Elephant is right, and I am humbled. However, let's not let my mistake be
interpreted as a concession on any of the substantive points.

JONATHAN
> > Let me first address this less serious difference in approach. Elephant
> > is taking the mystical approach.
> > "Atoms" aren't reality itself - they're an invention of the human mind,
> > so it would be plain silly to give them attributes like "awareness". I
> > myself tend to take an almost opposite approach. I agree that atoms are
> > an invention of the human mind, but maintain that this and other similar
> > inventions ARE reality.
>
> ELEPHANT:
> Er, how do you manage that?  You must be quite a good contortionist.  I
> mean, normally we say that the stuff that's invented is invented, don't we?
> I do.

I don't see an alternative. I'm not going to go looking for some elusive
mystical reality. After hundreds of thousands of years on earth, man has yet
to make much progress on that front!. No thanks - I'll stick with the reality
I am familiar with. The mystics may call this imaginary reality, or "virtual"
reality, but until they can show me the "REAL" thing, I'll just call it
reality, or perhaps empirical reality i.e. the reality of my everyday
experience.

JONATHAN
> > The alternative approach (that I prefer) is to embrace everyday reality
> > as our own child.
>

This is my concession to the fact that I have no external reference to
validate my world view, and recognize that reality sometimes needs revision -
or as I put it before:
 "When things get lost in a hiss of irrational babble, we must never forget to
consider the possibility that it is our own rationality that is out of tune.
we must never forget to consider the possibility that it is our own
rationality that is out of tune."

 > ELEPHANT:
> I'm all for owning up to our paternity. Talk about this everyday reality
> reminds me of my paper "Iris Murdoch's everyday metaphysical entities"
> (http://www.ul.ie/~philos/vol4/index.html).  To make the point that Murdoch
> and I both draw from Plato: there are degrees of reality.  Fictional
> characters are quite real (in some degree), but that doesn't make them real
> in the way that *the real thing* is.  This is also a thought from some paper
> on Buddhism I posted a link too a while back.  All the world's a stage,
> *really* a stage, but appears like the real thing to all the best method
> actors.
>
This isn't where our argument is.


> > ELEPHANT:
> >> I'm sorry Jonathan.  If atoms make choices then they are self-aware.. . .

> JONATHAN:
> > Awareness and self-awareness are not the same. . . .
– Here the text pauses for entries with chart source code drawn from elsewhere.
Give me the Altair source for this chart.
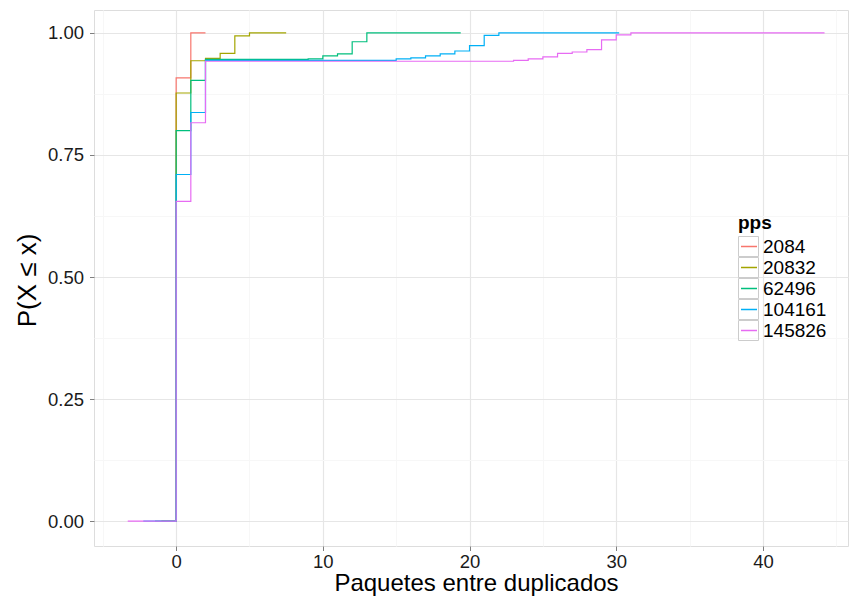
import altair as alt
import pandas as pd

# Empirical CDF of packets between duplicates, one step curve per packet rate (pps).
series_names = ["2084", "20832", "62496", "104161", "145826"]
series_colors = ["#F8766D", "#A3A500", "#00BF7D", "#00B0F6", "#E76BF3"]

x_2084 = [-1.0, 0, 1, 2.0]
y_2084 = [0.0, 0.908, 1.0, 1.0]

x_20832 = [-1.0, 0, 1, 2, 3, 4, 5, 7.5]
y_20832 = [0.0, 0.877, 0.943, 0.948, 0.958, 0.994, 1.0, 1.0]

x_62496 = [-1.44, 0, 1, 2, 9, 10, 11, 12, 13, 19.4]
y_62496 = [0.0, 0.800, 0.903, 0.946, 0.947, 0.953, 0.957, 0.982, 1.0, 1.0]

x_104161 = [-2.24, 0, 1, 2, 15, 16, 17, 18, 19, 20, 21, 22, 30.2]
y_104161 = [0.0, 0.710, 0.837, 0.944, 0.947, 0.949, 0.953, 0.957, 0.963, 0.974, 0.995, 1.0, 1.0]

x_145826 = [-3.3, 0, 1, 2, 23, 24, 25, 26, 27, 28, 29, 30, 31, 44.2]
y_145826 = [0.0, 0.655, 0.816, 0.942, 0.944, 0.947, 0.951, 0.958, 0.961, 0.966, 0.986, 0.996, 1.0, 1.0]

x_ticks = [-5, 0, 5, 10, 15, 20, 25, 30, 35, 40, 45]
y_ticks = [0, 0.125, 0.25, 0.375, 0.5, 0.625, 0.75, 0.875, 1.0]

xs = [x_2084, x_20832, x_62496, x_104161, x_145826]
ys = [y_2084, y_20832, y_62496, y_104161, y_145826]

# The key-box legend uses its own domain so that it is not merged with the colour legend.
box_keys = [n + " " for n in series_names]

rows = []
for name, key, xv, yv in zip(series_names, box_keys, xs, ys):
    for a, b in zip(xv, yv):
        rows.append({"x": a, "y": b, "pps": name, "clave": key})
df = pd.DataFrame(rows)

FONT = "Liberation Sans"
GRID_MAJOR = "#e6e6e6"
GRID_MINOR = "#f7f7f7"
FRAME = "#7f7f7f"

x_major = "datum.value % 10 === 0"
y_major = "abs(datum.value*4 - round(datum.value*4)) < 0.001"

x_axis = alt.Axis(
    values=x_ticks,
    title="Paquetes entre duplicados",
    titleFontSize=24,
    titleFontWeight="normal",
    titleColor="#000000",
    titleX=382,
    titleY=44,
    titleAlign="center",
    titleBaseline="alphabetic",
    labelExpr=f"{x_major} ? datum.label : ''",
    labelFontSize=18.5,
    labelColor="#1a1a1a",
    labelPadding=2,
    labelFlush=False,
    tickSize=4.5,
    tickColor=FRAME,
    tickOpacity={"condition": {"test": x_major, "value": 1}, "value": 0},
    gridColor={"condition": {"test": x_major, "value": GRID_MAJOR}, "value": GRID_MINOR},
    gridWidth=1.2,
    domain=False,
)

y_axis = alt.Axis(
    values=y_ticks,
    title="P(X ≤ x)",
    titleFontSize=26,
    titleFontWeight="normal",
    titleColor="#000000",
    titleAngle=-90,
    titleX=-59,
    titleY=270,
    titleAlign="center",
    titleBaseline="alphabetic",
    labelExpr=f"{y_major} ? format(datum.value, '.2f') : ''",
    labelFontSize=18.5,
    labelColor="#1a1a1a",
    labelPadding=6,
    labelFlush=False,
    tickSize=4.5,
    tickColor=FRAME,
    tickOpacity={"condition": {"test": y_major, "value": 1}, "value": 0},
    gridColor={"condition": {"test": y_major, "value": GRID_MAJOR}, "value": GRID_MINOR},
    gridWidth=1.2,
    domain=False,
)

x_enc = alt.X("x:Q", scale=alt.Scale(domain=[-5.6, 45.8], nice=False, zero=False), axis=x_axis)
y_enc = alt.Y("y:Q", scale=alt.Scale(domain=[-0.051, 1.047], nice=False, zero=False), axis=y_axis)

LEG_X = 644
LEG_Y = 204
legend_layout = dict(
    orient="none",
    legendX=LEG_X,
    symbolSize=400,
    labelFontSize=19,
    labelOffset=3,
    rowPadding=0,
    clipHeight=21,
)

lines = alt.Chart(df).mark_line(interpolate="step-after", strokeWidth=1.2).encode(
    x=x_enc,
    y=y_enc,
    color=alt.Color(
        "pps:N",
        sort=series_names,
        scale=alt.Scale(domain=series_names, range=series_colors),
        legend=alt.Legend(
            symbolType="M-0.8,0H0.8",
            symbolStrokeWidth=1.5,
            legendY=LEG_Y,
            title="pps",
            titleFontSize=19,
            titleFontWeight="bold",
            titleColor="#000000",
            titlePadding=3,
            labelColor="#000000",
            **legend_layout,
        ),
    ),
)

# Invisible points that only carry the grey key boxes of the legend (no title, no labels).
key_boxes = alt.Chart(df).mark_point(opacity=0, filled=False, strokeWidth=1).encode(
    x="x:Q",
    y="y:Q",
    shape=alt.Shape(
        "clave:N",
        sort=box_keys,
        scale=alt.Scale(domain=box_keys, range=["square"] * len(box_keys)),
        legend=alt.Legend(
            legendY=LEG_Y + 22,
            title=None,
            labelExpr="''",
            symbolStrokeWidth=1,
            symbolStrokeColor="#cccccc",
            symbolFillColor="transparent",
            symbolOpacity=1,
            **legend_layout,
        ),
    ),
)

chart = (
    alt.layer(key_boxes, lines)
    .properties(
        width=754,
        height=536,
        autosize=alt.AutoSizeParams(type="none"),
        padding={"left": 94, "top": 10, "right": 2, "bottom": 52},
        background="white",
    )
    .configure_view(stroke=FRAME, strokeWidth=1)
    .configure(font=FONT)
)

chart.save("out.html", embed_options={"renderer": "svg", "actions": False})
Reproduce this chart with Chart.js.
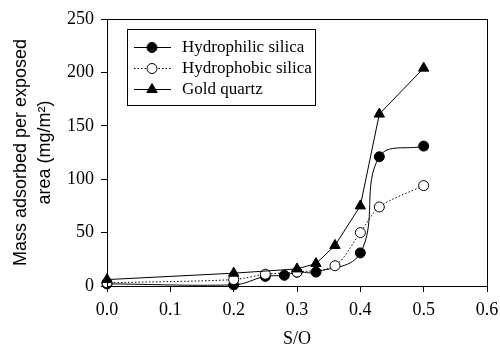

I will illustrate the difference with Elephant's own statement:
ELEPHANT (27 March 2001)
BTW there's more to mind than making choices - there's creating the stuff to
choose between as well.  (maybe this is where our enitire disagreement
lies).

As I understand it, the awareness of the atom is in making choices. Since the
atom and its choices are not SELF-defining, it is not useful to call it
self-awareness. The only self-aware identity would be one that defines its own
existence.

> ELEPHANT:
> It is quite true that awareness and self-awareness are not the same, but
> this is not the question.  The question is whether the awareness that goes
> with *freewill* (eg of an atom) is self-awareness.  And my verdict is: yes
> it is.  This is a claim that you reject Jonathan, not one that you refute.
> If my claim needs support look at the whole library of christian theology
> saying that it is as individual self-aware souls that we are granted
> freewill.  The freewill and the self-awareness are two sides of the same
> coin.  *Souls* (Psyche) have freewill, not atoms (unless they have souls as
> well...).
>
Elephant you really should learn how to use Occam's Razor. IMO the FREE of
"freewill" and the SELF of "self-awareness" both have to go. Atoms are aware -
they have will. It is the extra baggage makes it all look ridiculous.


> ELEPHANT:
> >> . . .remembering to add RMP's kid-glove quotation
> > marks, [snip] It is *as if* atoms
> > prefer, and there's an end on it.
>

> JONATHAN:
> >you put the *as if* on
> > the awareness and not on the atoms themselves.
> > This appears to legitimize the atoms (real, objective), and delegitimize
> > atomic awareness (imaginary, unreal, subjective).
>
> ELEPHANT:
> I have no trouble at all with moving that "as if" to a position which makes
> the fictionality clearer in every way.

JONATHAN
If you were being true to your claims, you would say that nature
behaves *as if* it contains aware atoms.

>Yours is a trully constructive
> suggestion, and I accept it forthwith, pausing only to collect your graceful
> admission that atoms are not aware.

Now that you accept my "trully constructive" repositioning of *as if*, I will
apply Occam's Razor one again, and remove the *as if* altogether:
   "nature contains aware atoms"

Sorry Elephant, this is not the graceful retreat you were seeking, but the
contrary. We are back where we originaly started, when Platt originally
brought up atomic awareness. I find that amusing.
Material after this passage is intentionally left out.